▸ What is needed: Transcribe everything in the data word for word. Pictures are left out.

==== Data section ====

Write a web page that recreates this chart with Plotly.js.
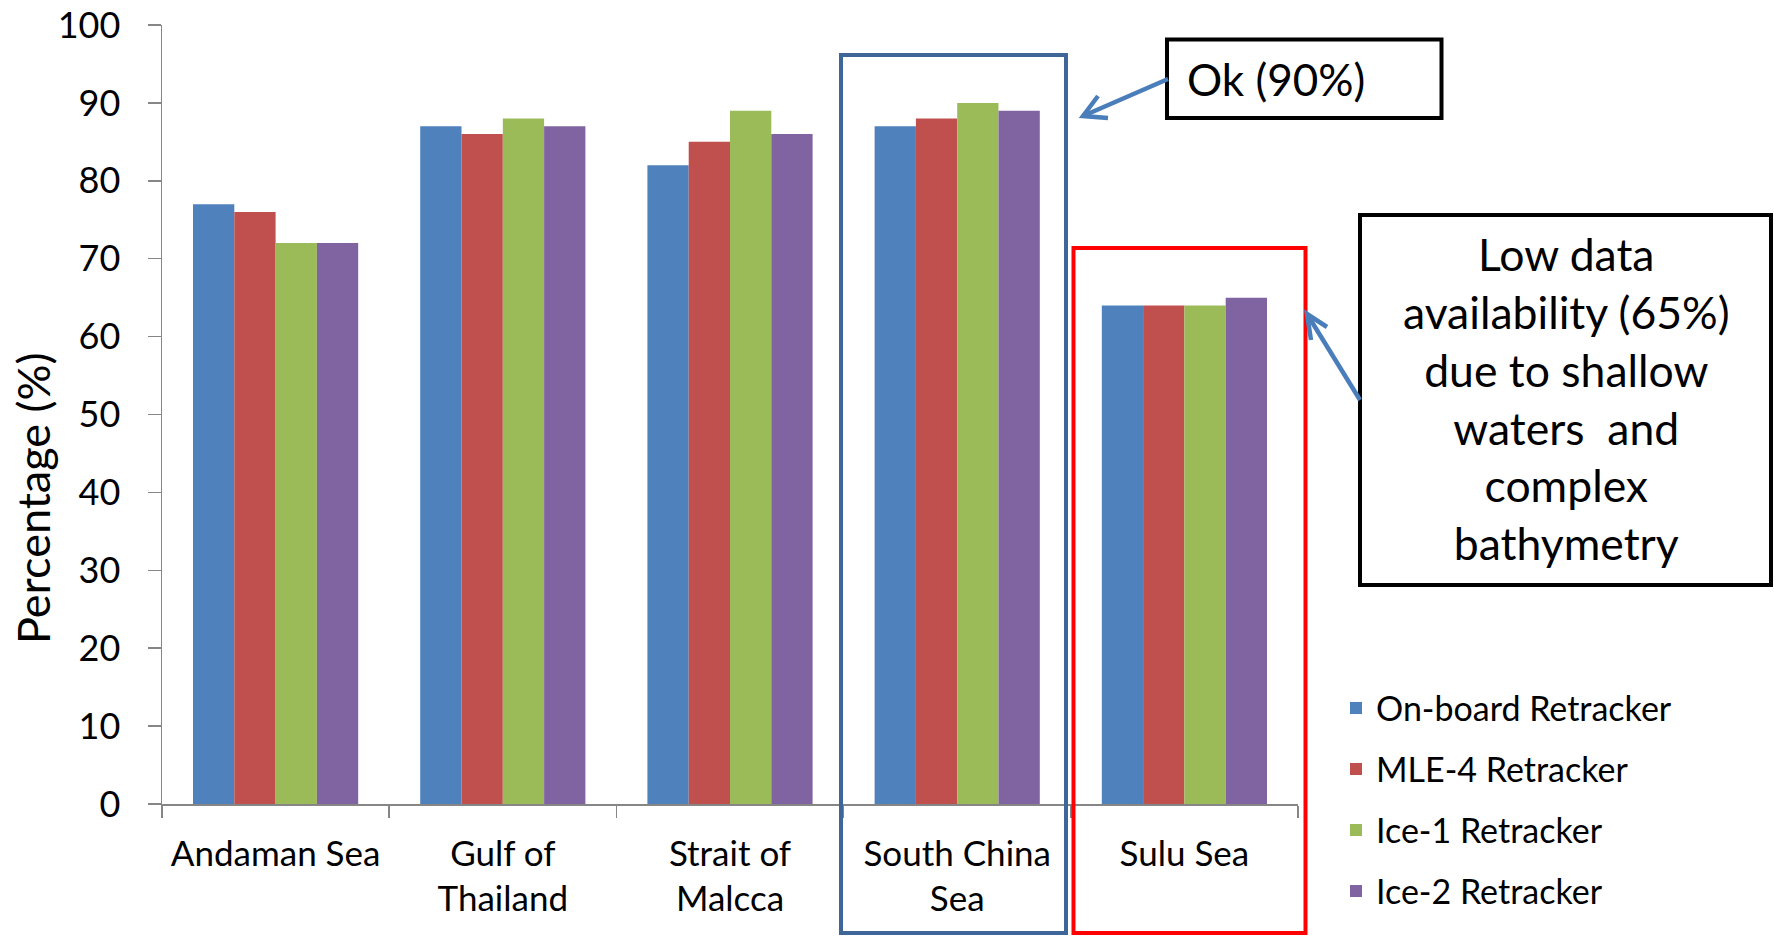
<!DOCTYPE html>
<html><head><meta charset="utf-8">
<script src="https://cdn.plot.ly/plotly-3.0.1.min.js"></script>
<style>html,body{margin:0;padding:0;background:#fff;} #chart{width:1774px;height:936px;}</style>
</head><body><div id="chart"></div>
<script>
const categories = ['Andaman Sea', 'Gulf of<br>Thailand', 'Strait of<br>Malcca', 'South China<br>Sea', 'Sulu Sea'];
const seriesNames = ['On-board Retracker', 'MLE-4 Retracker', 'Ice-1 Retracker', 'Ice-2 Retracker'];
const onboard = [77, 87, 82, 87, 64];
const mle4    = [76, 86, 85, 88, 64];
const ice1    = [72, 88, 89, 90, 64];
const ice2    = [72, 87, 86, 89, 65];
const colors = ['#4F81BD', '#C0504D', '#9BBB59', '#8064A2'];
const yTickVals = [0, 10, 20, 30, 40, 50, 60, 70, 80, 90, 100];
const yTitle = 'Percentage (%)';
const okText = 'Ok (90%)';
const lowText = 'Low data<br>availability (65%)<br>due to shallow<br>waters &nbsp;and<br>complex<br>bathymetry';

const W = 1774, H = 936, L = 162, R = 1298, T = 25, B = 804;
const px = v => (v - L) / (R - L);
const py = v => (B - v) / (B - T);
const FONT = 'Lato, "Open Sans", sans-serif';

const seriesValues = [onboard, mle4, ice1, ice2];
const traces = seriesValues.map((vals, i) => ({
  type: 'bar', name: seriesNames[i], x: categories, y: vals,
  marker: {color: colors[i], line: {width: 0}},
  legendgroup: 'g' + i, hoverinfo: 'y'
}));

const shapes = [
  {type: 'rect', xref: 'paper', yref: 'paper', x0: px(841), x1: px(1066), y0: py(55), y1: py(933),
   line: {color: '#3F6699', width: 4}},
  {type: 'rect', xref: 'paper', yref: 'paper', x0: px(1073.5), x1: px(1305.5), y0: py(248), y1: py(933),
   line: {color: '#FF0000', width: 4}},
  {type: 'rect', xref: 'paper', yref: 'paper', x0: px(1167), x1: px(1441.5), y0: py(39.5), y1: py(118),
   line: {color: '#000000', width: 4}, fillcolor: '#ffffff'},
  {type: 'rect', xref: 'paper', yref: 'paper', x0: px(1360), x1: px(1771), y0: py(215), y1: py(585),
   line: {color: '#000000', width: 4}, fillcolor: '#ffffff'},
  // arrow 1
  {type: 'path', xref: 'paper', yref: 'paper',
   path: `M${px(1168)},${py(79)} L${px(1083)},${py(116)}`, line: {color: '#4A7EBB', width: 4.5}},
  {type: 'path', xref: 'paper', yref: 'paper',
   path: `M${px(1098)},${py(96)} L${px(1083)},${py(116)} L${px(1108)},${py(118)}`, line: {color: '#4A7EBB', width: 4.5}},
  // arrow 2
  {type: 'path', xref: 'paper', yref: 'paper',
   path: `M${px(1360)},${py(400)} L${px(1307)},${py(314)}`, line: {color: '#4A7EBB', width: 4.5}},
  {type: 'path', xref: 'paper', yref: 'paper',
   path: `M${px(1327)},${py(327)} L${px(1307)},${py(314)} L${px(1311)},${py(340)}`, line: {color: '#4A7EBB', width: 4.5}}
];

const annotations = [
  {xref: 'paper', yref: 'paper', x: px(33), y: py(498), text: yTitle, textangle: -90, showarrow: false,
   xanchor: 'center', yanchor: 'middle', font: {family: FONT, size: 45, color: '#000'}},
  {xref: 'paper', yref: 'paper', x: px(1185), y: py(79), text: okText, showarrow: false,
   xanchor: 'left', yanchor: 'middle', font: {family: FONT, size: 44, color: '#000'}},
  {xref: 'paper', yref: 'paper', x: px(1566), y: py(397.5), text: lowText, showarrow: false, align: 'center',
   xanchor: 'center', yanchor: 'middle', font: {family: FONT, size: 44.5, color: '#000'}}
];

const layout = {
  width: W, height: H, autosize: false,
  margin: {l: L, r: W - R, t: T, b: H - B, pad: 0},
  paper_bgcolor: '#fff', plot_bgcolor: '#fff',
  font: {family: FONT, size: 34, color: '#000'},
  barmode: 'group', bargap: 0.273, bargroupgap: 0,
  showlegend: true,
  legend: {x: px(1336), y: py(679.5), xanchor: 'left', yanchor: 'top', traceorder: 'grouped',
    tracegroupgap: 13.8, font: {family: FONT, size: 34, color: '#000'}, bgcolor: 'rgba(0,0,0,0)'},
  xaxis: {type: 'category', showgrid: false, zeroline: false, showline: true, linecolor: '#868686', linewidth: 1.5,
    ticks: 'outside', tickson: 'boundaries', ticklen: 12, tickcolor: '#868686', tickwidth: 1.5,
    tickfont: {family: FONT, size: 35, color: '#000'}, ticklabelstandoff: 18, fixedrange: true},
  yaxis: {range: [0, 100], tickvals: yTickVals, showgrid: false, zeroline: false, showline: true,
    linecolor: '#868686', linewidth: 1.5, ticks: 'outside', ticklen: 13, tickcolor: '#868686', tickwidth: 1.5,
    tickfont: {family: FONT, size: 36, color: '#000'}, ticklabelstandoff: 20, fixedrange: true},
  shapes: shapes, annotations: annotations
};

Plotly.newPlot('chart', traces, layout, {displayModeBar: false, staticPlot: true});
</script></body></html>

====

▸ Complete output:
Write a web page that recreates this chart with Plotly.js.
<!DOCTYPE html>
<html><head><meta charset="utf-8">
<script src="https://cdn.plot.ly/plotly-3.0.1.min.js"></script>
<style>html,body{margin:0;padding:0;background:#fff;} #chart{width:1774px;height:936px;}</style>
</head><body><div id="chart"></div>
<script>
const categories = ['Andaman Sea', 'Gulf of<br>Thailand', 'Strait of<br>Malcca', 'South China<br>Sea', 'Sulu Sea'];
const seriesNames = ['On-board Retracker', 'MLE-4 Retracker', 'Ice-1 Retracker', 'Ice-2 Retracker'];
const onboard = [77, 87, 82, 87, 64];
const mle4    = [76, 86, 85, 88, 64];
const ice1    = [72, 88, 89, 90, 64];
const ice2    = [72, 87, 86, 89, 65];
const colors = ['#4F81BD', '#C0504D', '#9BBB59', '#8064A2'];
const yTickVals = [0, 10, 20, 30, 40, 50, 60, 70, 80, 90, 100];
const yTitle = 'Percentage (%)';
const okText = 'Ok (90%)';
const lowText = 'Low data<br>availability (65%)<br>due to shallow<br>waters &nbsp;and<br>complex<br>bathymetry';

const W = 1774, H = 936, L = 162, R = 1298, T = 25, B = 804;
const px = v => (v - L) / (R - L);
const py = v => (B - v) / (B - T);
const FONT = 'Lato, "Open Sans", sans-serif';

const seriesValues = [onboard, mle4, ice1, ice2];
const traces = seriesValues.map((vals, i) => ({
  type: 'bar', name: seriesNames[i], x: categories, y: vals,
  marker: {color: colors[i], line: {width: 0}},
  legendgroup: 'g' + i, hoverinfo: 'y'
}));

const shapes = [
  {type: 'rect', xref: 'paper', yref: 'paper', x0: px(841), x1: px(1066), y0: py(55), y1: py(933),
   line: {color: '#3F6699', width: 4}},
  {type: 'rect', xref: 'paper', yref: 'paper', x0: px(1073.5), x1: px(1305.5), y0: py(248), y1: py(933),
   line: {color: '#FF0000', width: 4}},
  {type: 'rect', xref: 'paper', yref: 'paper', x0: px(1167), x1: px(1441.5), y0: py(39.5), y1: py(118),
   line: {color: '#000000', width: 4}, fillcolor: '#ffffff'},
  {type: 'rect', xref: 'paper', yref: 'paper', x0: px(1360), x1: px(1771), y0: py(215), y1: py(585),
   line: {color: '#000000', width: 4}, fillcolor: '#ffffff'},
  // arrow 1
  {type: 'path', xref: 'paper', yref: 'paper',
   path: `M${px(1168)},${py(79)} L${px(1083)},${py(116)}`, line: {color: '#4A7EBB', width: 4.5}},
  {type: 'path', xref: 'paper', yref: 'paper',
   path: `M${px(1098)},${py(96)} L${px(1083)},${py(116)} L${px(1108)},${py(118)}`, line: {color: '#4A7EBB', width: 4.5}},
  // arrow 2
  {type: 'path', xref: 'paper', yref: 'paper',
   path: `M${px(1360)},${py(400)} L${px(1307)},${py(314)}`, line: {color: '#4A7EBB', width: 4.5}},
  {type: 'path', xref: 'paper', yref: 'paper',
   path: `M${px(1327)},${py(327)} L${px(1307)},${py(314)} L${px(1311)},${py(340)}`, line: {color: '#4A7EBB', width: 4.5}}
];

const annotations = [
  {xref: 'paper', yref: 'paper', x: px(33), y: py(498), text: yTitle, textangle: -90, showarrow: false,
   xanchor: 'center', yanchor: 'middle', font: {family: FONT, size: 45, color: '#000'}},
  {xref: 'paper', yref: 'paper', x: px(1185), y: py(79), text: okText, showarrow: false,
   xanchor: 'left', yanchor: 'middle', font: {family: FONT, size: 44, color: '#000'}},
  {xref: 'paper', yref: 'paper', x: px(1566), y: py(397.5), text: lowText, showarrow: false, align: 'center',
   xanchor: 'center', yanchor: 'middle', font: {family: FONT, size: 44.5, color: '#000'}}
];

const layout = {
  width: W, height: H, autosize: false,
  margin: {l: L, r: W - R, t: T, b: H - B, pad: 0},
  paper_bgcolor: '#fff', plot_bgcolor: '#fff',
  font: {family: FONT, size: 34, color: '#000'},
  barmode: 'group', bargap: 0.273, bargroupgap: 0,
  showlegend: true,
  legend: {x: px(1336), y: py(679.5), xanchor: 'left', yanchor: 'top', traceorder: 'grouped',
    tracegroupgap: 13.8, font: {family: FONT, size: 34, color: '#000'}, bgcolor: 'rgba(0,0,0,0)'},
  xaxis: {type: 'category', showgrid: false, zeroline: false, showline: true, linecolor: '#868686', linewidth: 1.5,
    ticks: 'outside', tickson: 'boundaries', ticklen: 12, tickcolor: '#868686', tickwidth: 1.5,
    tickfont: {family: FONT, size: 35, color: '#000'}, ticklabelstandoff: 18, fixedrange: true},
  yaxis: {range: [0, 100], tickvals: yTickVals, showgrid: false, zeroline: false, showline: true,
    linecolor: '#868686', linewidth: 1.5, ticks: 'outside', ticklen: 13, tickcolor: '#868686', tickwidth: 1.5,
    tickfont: {family: FONT, size: 36, color: '#000'}, ticklabelstandoff: 20, fixedrange: true},
  shapes: shapes, annotations: annotations
};

Plotly.newPlot('chart', traces, layout, {displayModeBar: false, staticPlot: true});
</script></body></html>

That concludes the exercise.